Punk pathetique is a subgenre of British punk rock (principally active circa 1980–1982) that involved humour and working-class cultural themes.

==Origin==

The name of the genre was coined by Sounds journalist Garry Bushell, who actively championed many of its exponents. Punk pathetique was initially an attempt to characterize a group of London bands that embodied Cockney culture with a Dickensian, comedic, working class attitude. Musically, it was related to (and had crossover with) the Oi! subgenre. The cover of the 1980 Bushell/Sounds compilation album Oi! The Album described the record as featuring "ruck 'n' rollers and punk pathetiques". In contrast to harder-edged Oi! bands with more serious lyrics, punk pathetique bands focused on the naughty, silly and trivial. Max Splodge of Splodgenessabounds said: "The pathetique bands are the other side of Oi! We're working class too, only whereas some bands sing about prison and the dole, we sing about pilchards and bums. The audience is the same".

Some punk pathetique bands had notable success in the UK charts. Toy Dolls reached No. 4 in December 1984 with "Nellie the Elephant". Splodgenessabounds reached No. 7 in 1980 with "Simon Templar," and No. 26 with "Two Little Boys" later that year. According to Bushell:

During 1980, hooligan audiences, especially in South East London, found new live laughs in the shape of Peckham-based piss-artist pranksters Splodgenessabounds, whose brand of coarse comedy and punk energy scored three Top 30 singles that year. Their debut single, "Two Pints of Lager and a Packet of Crisps Please" was a Top 10 smash. Tongue in cheek, I dubbed them "punk pathetique" along with equally crazy bands like Brighton's Peter and the Test Tube Babies and Maccam jesters the Toy Dolls.

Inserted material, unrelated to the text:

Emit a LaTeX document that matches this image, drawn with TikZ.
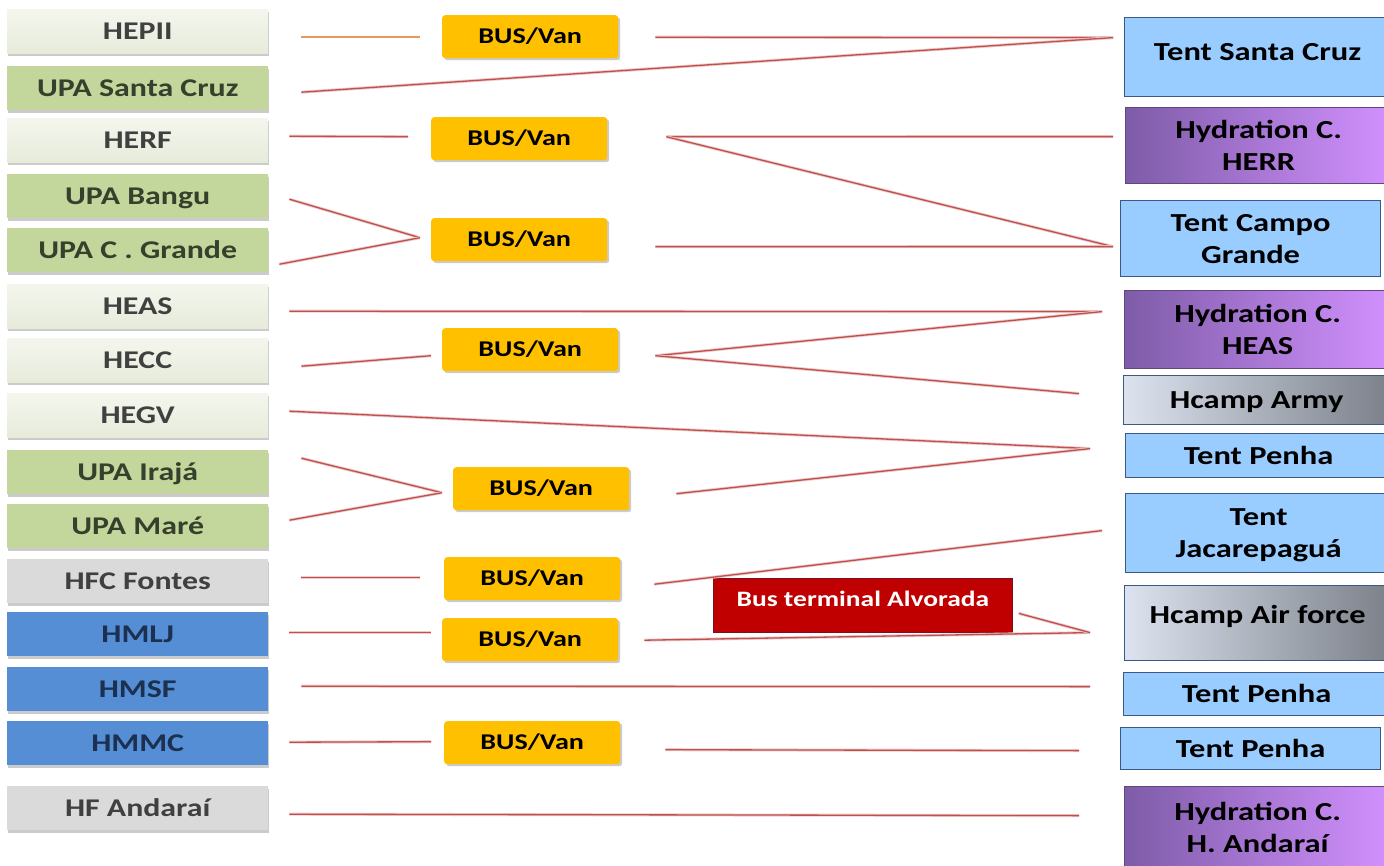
\documentclass[tikz,border=0pt]{standalone}
\usepackage{fontspec}
\setmainfont{Carlito}[FakeStretch=1.25]
\usetikzlibrary{shadows}
\definecolor{lighttop}{HTML}{F4F6EE}
\definecolor{lightbot}{HTML}{E6EBDA}
\definecolor{greenfill}{HTML}{C3D69B}
\definecolor{grayfill}{HTML}{DADADA}
\definecolor{bluefill}{HTML}{558ED5}
\definecolor{lefttext}{HTML}{404040}
\definecolor{greentext}{HTML}{37402C}
\definecolor{bluetext}{HTML}{1C3050}
\definecolor{busorange}{HTML}{FFC000}
\definecolor{tentblue}{HTML}{99CCFF}
\definecolor{rborder}{HTML}{3A5A85}
\definecolor{hydl}{HTML}{7E5CA8}
\definecolor{hydr}{HTML}{D291FF}
\definecolor{hydborder}{HTML}{5F497A}
\definecolor{caml}{HTML}{DCE3EF}
\definecolor{camr}{HTML}{7B8089}
\definecolor{termred}{HTML}{C00000}
\definecolor{termborder}{HTML}{7A1020}
\definecolor{linkred}{HTML}{C0504D}
\definecolor{linktan}{HTML}{E39A5C}
\begin{document}
\begin{tikzpicture}[x=1pt,y=-1pt,
  lbox/.style={anchor=north west, minimum width=261, minimum height=44, inner sep=0,
    text height=16, text depth=0, font=\bfseries\fontsize{25.5}{28}\selectfont,
    drop shadow={shadow xshift=0.5pt, shadow yshift=-3pt, fill=black!45, opacity=0.45}},
  lightbox/.style={lbox, top color=lighttop, bottom color=lightbot, text=lefttext},
  greenbox/.style={lbox, fill=greenfill, text=greentext},
  graybox/.style={lbox, fill=grayfill, text=lefttext},
  bluebox/.style={lbox, fill=bluefill, text=bluetext},
  busbox/.style={anchor=north west, minimum width=176, minimum height=43, inner sep=0,
    rounded corners=3pt, fill=busorange, text height=14, text depth=0,
    font=\bfseries\fontsize{22.5}{26}\selectfont,
    drop shadow={shadow xshift=2pt, shadow yshift=-2pt, fill=black!40, opacity=0.5}},
  rbox/.style={anchor=north west, minimum width=266, inner sep=0, draw=rborder,
    line width=1.2pt, font=\bfseries\fontsize{26}{32}\selectfont, align=center,
    text height=17, text depth=0},
  twoline/.style={text height=49, text depth=0},
  tentbox/.style={rbox, fill=tentblue},
  hydbox/.style={rbox, left color=hydl, right color=hydr, draw=hydborder, twoline},
  campbox/.style={rbox, left color=caml, right color=camr},
  termbox/.style={anchor=north west, minimum width=299, inner sep=0, fill=termred,
    draw=termborder, line width=0.8pt, text=white, font=\bfseries\fontsize{22}{26}\selectfont,
    text height=28, text depth=26},
  link/.style={draw=linkred, line width=1.3pt, preaction={draw=linkred!30, line width=3pt}},
  tanlink/.style={draw=linktan, line width=1.6pt}
]
\useasboundingbox (0,0) rectangle (1384,865);
\clip (0,0) rectangle (1384,865);
\fill[white] (0,0) rectangle (1384,865);

% left column
\node[lightbox] (hepii) at (7,9)   {HEPII};
\node[greenbox] (upasc) at (7,66)  {UPA Santa Cruz};
\node[lightbox] (herf)  at (7,118) {HERF};
\node[greenbox] (bangu) at (7,174) {UPA Bangu};
\node[greenbox] (upacg) at (7,228) {UPA C . Grande};
\node[lightbox] (heas)  at (7,284) {HEAS};
\node[lightbox] (hecc)  at (7,338) {HECC};
\node[lightbox] (hegv)  at (7,393) {HEGV};
\node[greenbox] (iraja) at (7,450) {UPA Irajá};
\node[greenbox] (mare)  at (7,504) {UPA Maré};
\node[graybox]  (hfc)   at (7,559) {HFC Fontes};
\node[bluebox]  (hmlj)  at (7,612) {HMLJ};
\node[bluebox]  (hmsf)  at (7,667) {HMSF};
\node[bluebox]  (hmmc)  at (7,721) {HMMC};
\node[graybox]  (hfa)   at (7,786) {HF Andaraí};

% bus/van column
\node[busbox] (b1) at (442,15)  {BUS/Van};
\node[busbox] (b2) at (431,117) {BUS/Van};
\node[busbox] (b3) at (431,218) {BUS/Van};
\node[busbox] (b4) at (442,328) {BUS/Van};
\node[busbox] (b5) at (453,467) {BUS/Van};
\node[busbox] (b6) at (444,557) {BUS/Van};
\node[busbox] (b7) at (442,618) {BUS/Van};
\node[busbox] (b8) at (444,721) {BUS/Van};

\node[termbox] (term) at (713,578) {Bus terminal Alvorada};

% right column
\node[tentbox, text height=43, text depth=36] (tsc) at (1124,17) {Tent Santa Cruz};
\node[hydbox, minimum height=76] (hyd1) at (1125,107) {Hydration C.\\HERR};
\node[tentbox, twoline, minimum width=260, minimum height=76] (tcg) at (1120,200) {Tent Campo\\Grande};
\node[hydbox, minimum height=78] (hyd2) at (1124,290) {Hydration C.\\HEAS};
\node[campbox, minimum height=49] (army) at (1123,375) {Hcamp Army};
\node[tentbox, minimum height=44] (pen1) at (1125,433) {Tent Penha};
\node[tentbox, twoline, minimum height=79] (jac) at (1125,493) {Tent\\Jacarepaguá};
\node[campbox, text height=38, text depth=37] (air) at (1124,585) {Hcamp Air force};
\node[tentbox, minimum height=43] (pen2) at (1123,672) {Tent Penha};
\node[tentbox, minimum width=260, minimum height=42] (pen3) at (1120,727) {Tent Penha};
\node[hydbox, minimum height=82] (hyd3) at (1124,786) {Hydration C.\\H. Andaraí};

% connectors
\draw[tanlink] ([shift={(33,6)}]hepii.east) -- ([shift={(-22,0.5)}]b1.west);
\draw[link] ([shift={(37,0.5)}]b1.east) -- ([shift={(-11,-19.5)}]tsc.west);
\draw[link] ([shift={(33,4)}]upasc.east) -- ([shift={(-11,-19.5)}]tsc.west);

\draw[link] ([shift={(21,-4)}]herf.east) -- ([shift={(-23,-2)}]b2.west);
\draw[link] ([shift={(59,-2)}]b2.east) -- ([shift={(-12,-9)}]hyd1.west);
\draw[link] ([shift={(59,-2)}]b2.east) -- ([shift={(-7,8)}]tcg.west);

\draw[link] ([shift={(21,3)}]bangu.east) -- ([shift={(-11,-2)}]b3.west);
\draw[link] ([shift={(11,14)}]upacg.east) -- ([shift={(-11,-2)}]b3.west);
\draw[link] ([shift={(48,7)}]b3.east) -- ([shift={(-7,8)}]tcg.west);

\draw[link] ([shift={(21,5)}]heas.east) -- ([shift={(-22,-18)}]hyd2.west);
\draw[link] ([shift={(33,6)}]hecc.east) -- ([shift={(-11,6)}]b4.west);
\draw[link] ([shift={(37,6)}]b4.east) -- ([shift={(-22,-18)}]hyd2.west);
\draw[link] ([shift={(37,6)}]b4.east) -- ([shift={(-44,-6.5)}]army.west);

\draw[link] ([shift={(21,-4)}]hegv.east) -- ([shift={(-35,-7)}]pen1.west);
\draw[link] ([shift={(33,-14)}]iraja.east) -- ([shift={(-11,4)}]b5.west);
\draw[link] ([shift={(21,-6)}]mare.east) -- ([shift={(-11,4)}]b5.west);
\draw[link] ([shift={(47,5)}]b5.east) -- ([shift={(-35,-7)}]pen1.west);

\draw[link] ([shift={(33,-4)}]hfc.east) -- ([shift={(-24,-1.5)}]b6.west);
\draw[link] ([shift={(34,5.5)}]b6.east) -- ([shift={(-23,-2.5)}]jac.west);

\draw[link] ([shift={(21,-2)}]hmlj.east) -- ([shift={(-11,-7.5)}]b7.west);
\draw[link] ([shift={(26,0.5)}]b7.east) -- ([shift={(-34,9.5)}]air.west);
\draw[link] ([shift={(6,8)}]term.east) -- ([shift={(-34,9.5)}]air.west);

\draw[link] ([shift={(33,-3)}]hmsf.east) -- ([shift={(-33,-7.5)}]pen2.west);
\draw[link] ([shift={(21,-1)}]hmmc.east) -- ([shift={(-13,-1)}]b8.west);
\draw[link] ([shift={(45,7)}]b8.east) -- ([shift={(-41,2)}]pen3.west);
\draw[link] ([shift={(21,6)}]hfa.east) -- ([shift={(-45,-12)}]hyd3.west);
\end{tikzpicture}
\end{document}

Peter and the Test Tube Babies were first featured in Sounds in July 1980, and made their vinyl debut on Oi! The Album later that year. They favoured absurd lyrics and strange titles, such as "The Queen Gives Good Blow Jobs" and "Elvis Is Dead (He Was 42 and a Fat Cunt)". Toy Dolls, based in Sunderland, shared the punk pathetique approach to nonsensical entertainment. Toy Dolls singer Michael "Olga" Algar told Sounds in March 1980: "We're a new wave group, but we're not serious. All our songs are pretty childish and infantile, but they're all based on things and people 'round here".

Bushell wrote that punk pathetique peaked in autumn 1980, with the "Pathetique Convention" staged at the Electric Ballroom. However, music critic Dave Thompson has said, regarding Splodgenessabounds' 1981 album:

Music historians find their attention drawn to "We're Pathetique", Splodge's rallying call for a musical genre which precious few people even remember today. But the punk pathetique movement spawned not only Splodge, but also such joys as the Toy Dolls and Peter and the Test Tube Babies, and it still has an impact today.

Other punk pathetique bands included Television Personalities, Half Man Half Biscuit, the Shapes, the Gonads, the Adicts, Notsensibles, Auntie Pus, the Postmen, Desert Island Joe, the Hoopers, Pierre the Poet (Garry Butterfield), Paul Devine, Lord Waistrel & the Cosh Boys, Stephen Louis Knoche Jr & His Raging Cronies, the Alaska Cowboys, Patronage, Percy Throwers Man Eating Plans, SexyCows, the Orgasm Guerrillas, the Implications, and Doughnut & the Donor. Later, the mantle was inherited by the Bus Station Loonies, Monkish and Macc Lads, who performed comic punk singalongs in very much the same style. Toy Dolls, Peter and the Test Tube Babies, the Gonads, Splodgenessabounds and Auntie Pus & The Men From Uncle continue to tour and record.

== Fun-Punk==
In Germany, the similar Fun-Punk genre emerged in the mid-1980s as a response to hardcore punk, which at that time was marked by political correctness and negative imagery. Fun-punk often dealt with absurd themes or alcohol and drug excesses. An early pioneer was Normahl, later followed by Die Ärzte, Die Goldenen Zitronen, Die Kassierer, and Wizo. According to Ox-Fanzine, Die Goldenen Zitronen's music was distinguished from the "testosterone-fueled, often sexually discriminatory" music of bands like Dimple Minds.